Penerapan demokrasi yang menempatkan rakyat sebagai tuan atas demokrasi dan pemimpin sebagai pelayan, benar-benar diterapkan SBY yang terlihat dari kebijakannya. Terhadap utang luar negeri, SBY sangat hati-hati dan cenderung berutang hanya untuk membantu meringankan kehidupan rakyat yang masih berada di bawah garis kemiskinan. Dalam pemerintahannya, SBY memberikan subsidi dan BLT serta PNPM bagi rakyat, karena rakyat sebagai tuan atas demokrasi harus dilayani dan dibantu.
Berbeda dengan situasi sekarang. Subsidi rakyat dicabut, utang bertambah pesat. Utang kurang tepat sasaran dan tidak punya skala prioritas menentukan kebijakan. Mungkin itulah dampak dari seorang pemimpin yang merasa penguasa bukan pelayan. Rakyat dipaksa tunduk dan mengikuti maunya pemerintah.
Belum lagi kemelut tax amnesty di tengah rakyat yang menjadi beban bagi rakyat. Rakyat bersusah payah mencari kehidupan, dengan mudahnya pemerintah mengambil bagian hanya karena memiliki kekuasaan. Keadilan kemudian menjadi dipertanyakan. Demokrasi yang harusnya mewajibkan negara hadir untuk rakyat menjadi terbalik: rakyat dipaksa hadir untuk negara.
Demikian juga sikap SBY dan Demokrat dalam Pilkada DKI Jakarta yang memasuki putaran final. Demokrasi dalam pilkada ini menjadi demokrasi kurang baik. Menjadi demokrasi yang semakin jauh dari ruh demokrasi. Rakyat dengan kedaulatannya menjadi hilang.

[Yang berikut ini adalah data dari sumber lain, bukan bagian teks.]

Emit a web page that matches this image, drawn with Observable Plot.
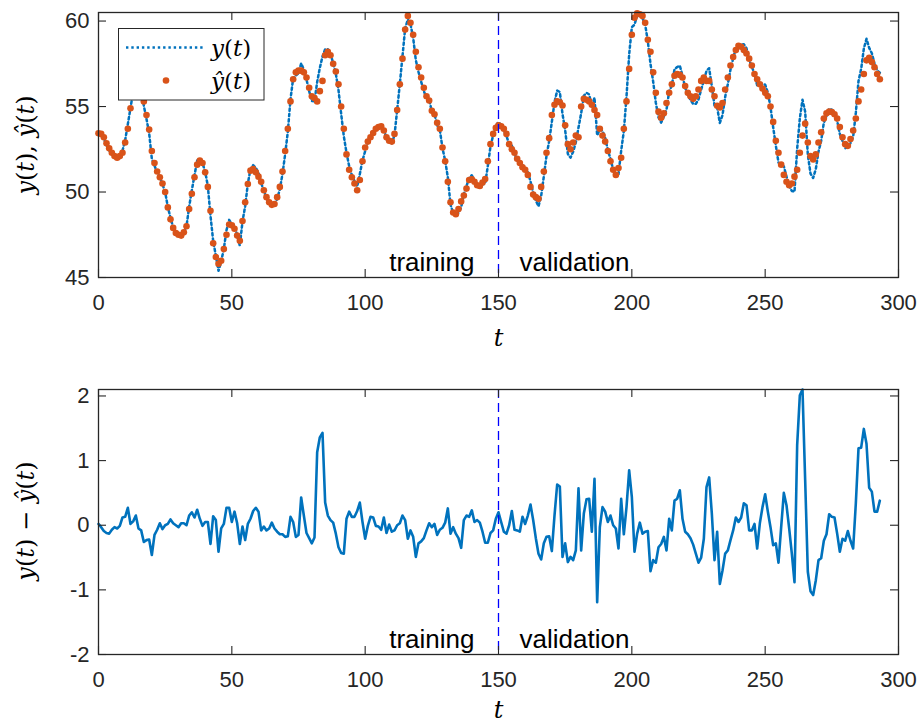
<!DOCTYPE html>
<html><head><meta charset="utf-8">
<script src="https://cdn.jsdelivr.net/npm/d3@7"></script>
<script src="https://cdn.jsdelivr.net/npm/@observablehq/plot@0.6"></script>
<style>
html,body{margin:0;padding:0;background:#fff;}
#chart{position:relative;width:917px;height:722px;overflow:hidden;background:#fff;}
#chart svg{display:block;max-width:none;}
</style></head><body><div id="chart"></div>
<script>
// time index
const tValues = d3.range(0, 294);
// predicted output ŷ(t) (orange dots)
const yhat = [
53.44,53.4,53.2,52.85,52.56,52.3,52.1,52.0,52.1,52.3,
52.9,53.7,54.9,55.8,56.4,56.7,56.3,55.3,54.5,53.65,
52.4,51.7,51.2,50.86,50.5,50.0,49.1,48.4,47.9,47.6,
47.5,47.45,47.64,48.0,49.0,49.9,50.86,51.6,51.84,51.7,
51.15,50.3,48.9,47.0,46.2,45.8,45.98,46.66,47.5,48.1,
48.05,47.85,47.45,47.15,48.3,49.4,50.47,51.25,51.35,51.15,
50.9,50.6,50.1,49.7,49.4,49.25,49.3,49.7,50.3,51.2,
52.4,53.7,55.3,56.6,57.0,57.1,57.1,57.0,56.7,56.1,
55.6,55.5,55.3,55.9,56.5,58.0,58.2,58.0,57.5,57.05,
56.3,55.0,53.7,52.2,51.3,50.86,50.5,50.1,50.7,51.8,
52.6,52.95,53.2,53.45,53.7,53.8,53.85,53.6,53.2,53.0,
52.95,53.4,54.8,56.3,57.8,59.5,60.3,59.9,59.2,58.2,
57.3,56.7,56.1,55.6,55.35,54.75,54.55,54.05,53.7,52.6,
51.8,50.6,49.4,48.8,48.7,49.0,49.45,49.8,50.2,50.7,
50.75,50.6,50.4,50.35,50.55,50.76,51.8,52.8,53.4,53.75,
53.9,53.85,53.7,53.4,52.8,52.5,52.3,51.95,51.7,51.45,
51.3,51.0,50.3,49.85,49.7,49.6,50.3,51.2,52.3,53.15,
54.5,55.1,55.3,55.25,55.06,53.9,52.8,52.5,52.9,53.3,
53.2,55.0,55.45,55.4,55.3,55.1,54.8,54.5,53.7,53.3,
52.95,52.4,51.8,51.3,51.0,51.4,52.0,53.7,55.3,57.2,
59.2,60.2,60.45,60.4,60.3,59.9,58.9,58.2,57.0,55.8,
54.7,54.35,54.6,55.2,55.8,56.3,56.8,56.9,56.85,56.7,
56.2,55.8,55.6,55.45,55.6,56.0,56.5,56.7,56.5,56.5,
56.0,55.6,55.05,54.95,55.2,56.0,56.7,57.4,57.9,58.3,
58.55,58.5,58.3,58.1,57.8,57.4,56.9,56.6,56.3,56.05,
55.8,55.6,55.0,54.1,53.0,52.3,51.6,51.0,50.6,50.4,
50.5,50.9,51.3,52.3,53.3,54.0,52.9,52.1,51.9,52.2,
52.9,53.5,54.3,54.6,54.7,54.68,54.55,54.3,53.8,53.2,
52.8,52.7,53.1,53.6,54.3,55.3,56.0,56.9,57.7,57.85,
57.6,57.3,56.9,56.6
];
// prediction error y(t) - ŷ(t) (lower panel)
const err = [
0.02,-0.03,-0.09,-0.12,-0.13,-0.07,-0.03,-0.05,-0.01,0.12,
0.13,0.27,0.02,0.06,0.15,-0.05,-0.08,-0.26,-0.23,-0.22,
-0.46,-0.15,-0.07,0.03,-0.06,0.0,0.02,0.09,0.03,0.0,
-0.03,0.03,0.03,0.0,0.15,0.2,0.12,0.24,0.1,-0.01,
0.05,0.05,-0.29,0.14,0.08,-0.41,-0.05,0.02,0.27,0.27,
0.05,0.21,0.03,-0.29,-0.02,-0.23,0.02,0.1,0.22,0.27,
0.21,-0.08,-0.02,-0.08,-0.05,0.04,-0.05,-0.1,-0.14,-0.14,
-0.18,-0.17,0.13,0.05,-0.18,-0.15,0.43,0.15,-0.12,-0.2,
-0.28,-0.19,1.13,1.36,1.43,0.35,0.15,0.08,0.04,-0.13,
-0.34,-0.43,-0.44,0.1,0.21,0.13,0.13,0.22,0.35,0.05,
-0.21,-0.01,0.13,0.12,-0.01,-0.02,-0.07,0.12,-0.12,0.01,
-0.1,-0.08,0.0,0.03,0.15,0.08,-0.21,-0.08,-0.18,-0.49,
-0.28,-0.25,-0.2,-0.08,0.03,-0.03,0.02,-0.15,-0.07,-0.04,
0.04,0.26,-0.13,-0.03,-0.13,-0.2,-0.35,0.08,0.15,0.13,
0.23,0.05,0.08,0.04,-0.1,-0.27,-0.27,-0.12,-0.08,0.1,
0.2,0.05,-0.1,-0.13,0.0,0.22,-0.07,-0.08,-0.1,0.13,
0.02,0.15,0.32,0.08,-0.2,-0.44,-0.53,-0.28,-0.18,-0.17,
-0.4,0.15,0.63,0.6,-0.49,-0.28,-0.57,-0.49,-0.54,-0.39,
0.57,-0.39,0.18,0.4,0.41,-0.1,0.72,-1.19,-0.03,0.28,
0.21,0.05,0.15,0.0,-0.05,-0.36,0.41,-0.14,0.28,0.85,
0.44,-0.41,-0.13,0.04,-0.13,-0.1,-0.09,-0.71,-0.54,-0.58,
-0.34,-0.29,-0.18,-0.39,0.1,-0.08,0.38,0.41,0.54,0.1,
-0.1,-0.14,-0.2,-0.3,-0.44,-0.58,-0.5,-0.21,0.59,0.74,
0.18,-0.54,-0.1,-0.91,-0.7,-0.44,-0.39,-0.23,-0.08,0.12,
0.05,0.12,0.34,0.31,-0.08,-0.08,0.02,-0.36,0.03,0.28,
0.48,0.21,-0.03,-0.31,-0.28,-0.58,-0.03,0.5,0.31,-0.05,
-0.44,-0.88,1.24,2.01,2.1,0.7,-0.72,-1.02,-1.08,-0.85,
-0.54,-0.51,-0.24,-0.14,0.17,0.13,0.12,-0.13,-0.41,-0.21,
-0.24,-0.09,-0.24,-0.36,0.34,1.19,1.2,1.49,1.26,0.58,
0.52,0.21,0.21,0.38
];
const xTicks = [0, 50, 100, 150, 200, 250, 300];
const topYTicks = [45, 50, 55, 60];
const botYTicks = [-2, -1, 0, 1, 2];
const splitT = 150;
const phaseLabels = ["training", "validation"];

// measured output y(t) = ŷ(t) + (y(t) - ŷ(t))
const rows = tValues.map((t, i) => ({t, yhat: yhat[i], e: err[i], y: yhat[i] + err[i]}));

const W = 917;
const ML = 98, MR = 19;
const sans = '"Liberation Sans", Arial, Helvetica, sans-serif';
const serif = '"DejaVu Serif", "Liberation Serif", serif';
const axisColor = "#262626";
const blue = "#0072BD", orange = "#D95319";
const dotted = "2.4,2.9";

function panel({height, marginTop, marginBottom, yDomain, yTicks, dataMarks, tLabelDy}) {
  const innerH = height - marginTop - marginBottom;
  const innerW = W - ML - MR;
  const tick = 8;
  return Plot.plot({
    width: W, height, marginLeft: ML, marginRight: MR, marginTop, marginBottom,
    style: {fontFamily: sans, fontSize: "22px", color: axisColor, background: "white", overflow: "visible"},
    x: {domain: [0, 300], ticks: xTicks, tickSize: 0, tickPadding: 17, label: null},
    y: {domain: yDomain, ticks: yTicks, tickSize: 0, tickPadding: 9, label: null, tickFormat: d => String(d)},
    marks: [
      ...dataMarks,
      Plot.ruleX([splitT], {stroke: "#0000ff", strokeWidth: 1.3, strokeDasharray: "9,5"}),
      Plot.text([phaseLabels[0]], {x: splitT, frameAnchor: "bottom", lineAnchor: "bottom", dy: -7, dx: -24, textAnchor: "end", fontSize: 26, fill: "#000", fontFamily: sans}),
      Plot.text([phaseLabels[1]], {x: splitT, frameAnchor: "bottom", lineAnchor: "bottom", dy: -7, dx: 21, textAnchor: "start", fontSize: 26, fill: "#000", fontFamily: sans}),
      Plot.tickX(xTicks, {x: d => d, stroke: axisColor, strokeWidth: 1.1, insetTop: innerH - tick}),
      Plot.tickX(xTicks, {x: d => d, stroke: axisColor, strokeWidth: 1.1, insetBottom: innerH - tick}),
      Plot.tickY(yTicks, {y: d => d, stroke: axisColor, strokeWidth: 1.1, insetRight: innerW - tick}),
      Plot.tickY(yTicks, {y: d => d, stroke: axisColor, strokeWidth: 1.1, insetLeft: innerW - tick}),
      Plot.frame({stroke: axisColor, strokeWidth: 1.3}),
      Plot.text(["t"], {frameAnchor: "bottom", lineAnchor: "bottom", dy: tLabelDy, fontFamily: serif, fontStyle: "italic", fontSize: 24, fill: "#000"})
    ]
  });
}

const topPlot = panel({
  height: 360, marginTop: 12, marginBottom: 83,
  yDomain: [45, 60.5], yTicks: topYTicks, tLabelDy: 68,
  dataMarks: [
    Plot.line(rows, {x: "t", y: "y", stroke: blue, strokeWidth: 2.5, strokeDasharray: dotted}),
    Plot.dot(rows, {x: "t", y: "yhat", r: 3.3, fill: orange, stroke: "none"})
  ]
});
const botPlot = panel({
  height: 362, marginTop: 29, marginBottom: 68,
  yDomain: [-2, 2.1], yTicks: botYTicks, tLabelDy: 63,
  dataMarks: [
    Plot.line(rows, {x: "t", y: "e", stroke: blue, strokeWidth: 2.6, strokeLinejoin: "round"})
  ]
});

const chart = document.getElementById("chart");
topPlot.style.position = "absolute"; topPlot.style.left = "0px"; topPlot.style.top = "0px";
botPlot.style.position = "absolute"; botPlot.style.left = "0px"; botPlot.style.top = "360px";
chart.appendChild(topPlot);
chart.appendChild(botPlot);

// math-style text helper (italic variables, upright parentheses)
function mathText(svg, x, y, parts, rotate, anchor, size) {
  const txt = d3.select(svg).append("text")
    .attr("transform", `translate(${x},${y})` + (rotate ? ` rotate(${rotate})` : ""))
    .attr("text-anchor", anchor || "middle")
    .attr("font-family", serif)
    .attr("font-size", size || 24)
    .attr("fill", "#000");
  for (const [s, it] of parts) {
    txt.append("tspan").attr("font-style", it ? "italic" : "normal").text(s);
  }
  return txt;
}
mathText(topPlot, 34, 145, [["y",1],["(",0],["t",1],[")",0],[", ",0],["ŷ",1],["(",0],["t",1],[")",0]], -90);
mathText(botPlot, 34, 161, [["y",1],["(",0],["t",1],[")",0],[" − ",0],["ŷ",1],["(",0],["t",1],[")",0]], -90);

// legend
const lg = d3.select(topPlot).append("g");
lg.append("rect").attr("x", 118.5).attr("y", 28.5).attr("width", 145.5).attr("height", 71.5)
  .attr("fill", "white").attr("stroke", axisColor).attr("stroke-width", 1);
lg.append("line").attr("x1", 126).attr("x2", 205).attr("y1", 47.5).attr("y2", 47.5)
  .attr("stroke", blue).attr("stroke-width", 2.5).attr("stroke-dasharray", dotted);
lg.append("circle").attr("cx", 166).attr("cy", 80.5).attr("r", 3.3).attr("fill", orange);
mathText(topPlot, 211, 55.5, [["y",1],["(",0],["t",1],[")",0]], 0, "start", 23);
mathText(topPlot, 211, 89, [["ŷ",1],["(",0],["t",1],[")",0]], 0, "start", 23);
</script></body></html>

Rakyat tidak lagi menjadi tujuan demokrasi, tapi kekuasaan menjadi tujuan utama.
Demokrasi tidak sehat yang surplus dengan isu primordialisme menjadikan sikap SBY dan Demokrat berada di luar gelanggang dan menjadi penjaga demokrasi. SBY dan Demokrat tidak ingin masuk dalam demokrasi yang tidak sehat, maka SBY dan Demokrat memilih untuk menjaga dan merawat demokrasi yang bertujuan untuk kesejahteraan rakyat bukan yang semata bertujuan kekuasaan.
Itulah SBY dan Demokrat dengan sikapnya di mata saya. Meski sikap tersebut menjadi kontroversi di tengah publik, namun SBY dan Demokrat telah memilih sikap menempatkan demokrasi hanya bertujuan menyejahterakan rakyat. Bukan sekadar menang-menangan dan mengejar kekuasaan.
Selamat untuk SBY dan Demokrat yang mampu bersikap dan berani mengambil risiko demi kedaulatan rakyat. Demi tegaknya demokrasi yang menempatkan rakyat sebagai tujuan, bukan menempatkan rakyat sebagai alat demokrasi.
Sekali lagi, selamat untuk Bapak SBY yang meraih anugerah sebagai Bapak Demokrasi. Tetaplah setia menjaga demokrasi dan menjadi benteng demokrasi.
Jakarta, 29 Maret 2017
*)Pimpinan Rumah Amanah Rakyat, Direktur Eksekutif Energy Watch Indonesia.